Miniature Map of Lower Great Valley of Virginia

Furnished by Wilmer L. Kerns, Ph.D.

With the permission and suggestion of Dr. Kerns, the map which appears on Page 5 of "Frederick County, Virginia, Settlement and Some First Families of Back Creek Valley, 1730-1830", by Wilmer L. Kerns, Ph.D.

Map of Lower Great Valley of Virginia

 

 

The text below the map in the book (not reproduced on the image) is: The map above was created by cartographer Sam Lehman to show that the 12 counties of Old Frederick County contain nine distinct valleys and watersheds that empty independently into the Potomac River. Four counties from Old Augusta County are included. The independent valleys, as defined by their land- water basins from right-to-left are: Shenandoah Valley, Opequon Creek Valley, Back Creek Valley, Sleepy Creek Valley, Great Cacapon Valley, Little Cacapon Valley, South Branch Valley, Pattersons Creek Valley, and New Creek Valley.

This map was further discussed on the WVHampsh mailing list.

Part of that discussion is reproduced below, at Dr. Kerns' suggestion.

 

For the sake of those who might not be familiar with a historical term that we use (Old Frederick County), there are numerous ways to explain it. Most people define it is in terms of the present 12 Counties (seven of them in West Virginia) that formed from Old Frederick County of 1743. There were social, economic and political reasons for the formation of each County and those boundaries are the most important.

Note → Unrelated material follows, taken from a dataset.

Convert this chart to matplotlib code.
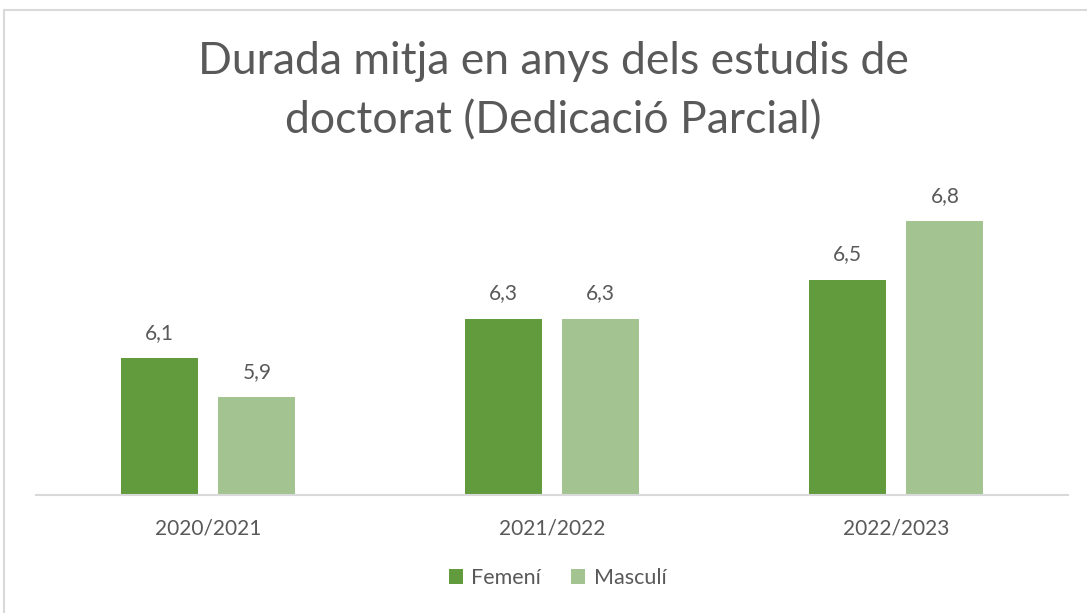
import matplotlib
matplotlib.use('Agg')
import matplotlib.pyplot as plt
from matplotlib.patches import Rectangle
import numpy as np

# Dades
cursos = ['2020/2021', '2021/2022', '2022/2023']
femeni = [6.1, 6.3, 6.5]
masculi = [5.9, 6.3, 6.8]

plt.rcParams['font.family'] = ['Lato', 'DejaVu Sans']
text_color = '#595959'
dark_green = '#629A3E'
light_green = '#A3C490'

fig = plt.figure(figsize=(10.87, 6.13), dpi=100)
ax = fig.add_axes([0.0331, 0.1925, 0.9494, 0.522])

x = np.arange(len(cursos))
w = 0.224
b1 = ax.bar(x - 0.142, femeni, w, color=dark_green, label='Femení')
b2 = ax.bar(x + 0.142, masculi, w, color=light_green, label='Masculí')
ax.set_ylim(5.40, 7.035)
ax.set_xlim(-0.5, 2.5)

for bars in (b1, b2):
    for r in bars:
        ax.annotate(f'{r.get_height():.1f}'.replace('.', ','),
                    (r.get_x() + r.get_width() / 2, r.get_height()),
                    xytext=(0, 11), textcoords='offset points',
                    ha='center', va='bottom', fontsize=15, color=text_color)

ax.set_xticks(x)
ax.set_xticklabels(cursos, fontsize=15, color=text_color)
ax.tick_params(axis='x', length=0, pad=17)
ax.set_yticks([])
for s in ['top', 'right', 'left']:
    ax.spines[s].set_visible(False)
ax.spines['bottom'].set_color('#D9D9D9')
ax.spines['bottom'].set_linewidth(1.5)

fig.text(0.509, 0.851, 'Durada mitja en anys dels estudis de\ndoctorat (Dedicació Parcial)',
         ha='center', va='center', fontsize=32, color=text_color, linespacing=1.55)

fig.legend(handles=[b1, b2], loc='center', bbox_to_anchor=(0.513, 0.057), ncol=2,
           frameon=False, fontsize=15.5, handlelength=0.65, handleheight=0.65,
           handletextpad=0.4, columnspacing=1.4, labelcolor=text_color)

fig.patches.append(Rectangle((0.0037, -0.01), 1.02, 0.9937, transform=fig.transFigure,
                             fill=False, edgecolor='#D9D9D9', linewidth=1.5))

fig.savefig('out.png', dpi=100)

Another way to slice the pie is to draw boundaries around valleys or water basins, which happens to be my preferred paradigm when dealing with the earliest settlements. There are nine of these water basins meaning there are nine unconnected rivers that flow through Old Frederick County, and all empty into the Potomac River. From East-to West, the nine water basins (rivers) are:

  1. Shenandoah River flows through Page, Warren, Shenandoah, and Frederick Counties in Virginia, and Jefferson County in WV. (Of course the Shenandoah also passes through Rockingham and Augusta Counties)
  2. Opequon Creek flows through Frederick County in VA and Jefferson and Berkeley Counties, WV.
  3. Back Creek flows through Frederick County and Berkeley County, WV
  4. Sleepy Creek flows through Frederick County and Morgan County, WV.
  5. Great Cacapon River flows through Hardy, Hampshire and Morgan Counties, WV
  6. Little Cacapon River flows through Hampshire County.
  7. South Branch of the Potomac River flows through Grant, Hampshire and Hardy Counties, WV
  8. Patterson's Creek flows through Grant and Mineral Counties WV.
  9. New Creek flows through Mineral County, WV

Settlement in each valley developed distinct cultural characteristics; different approaches to using land, development of roads and mills. Cacapon Valley was primarily English speaking people, whereas Patterson's Creek and the South Branch settlements were formed by a heavy element of Dutch and Germans. The Germans were the best farmers among the immigrants. The Shenandoah and Opequon water basins contained the majority of plantations, whereas New Creek farmers owned small plots of land on hillsides or mountain tops. When roads were developed across mountains to connect the valleys, the Clerk of the Court received petitions from citizens. A court order was issued for a person to lay out the course of the road; another to oversee construction, and neighbors (tithables) who lived within 5-8 miles on either side of the road were to perform free labor.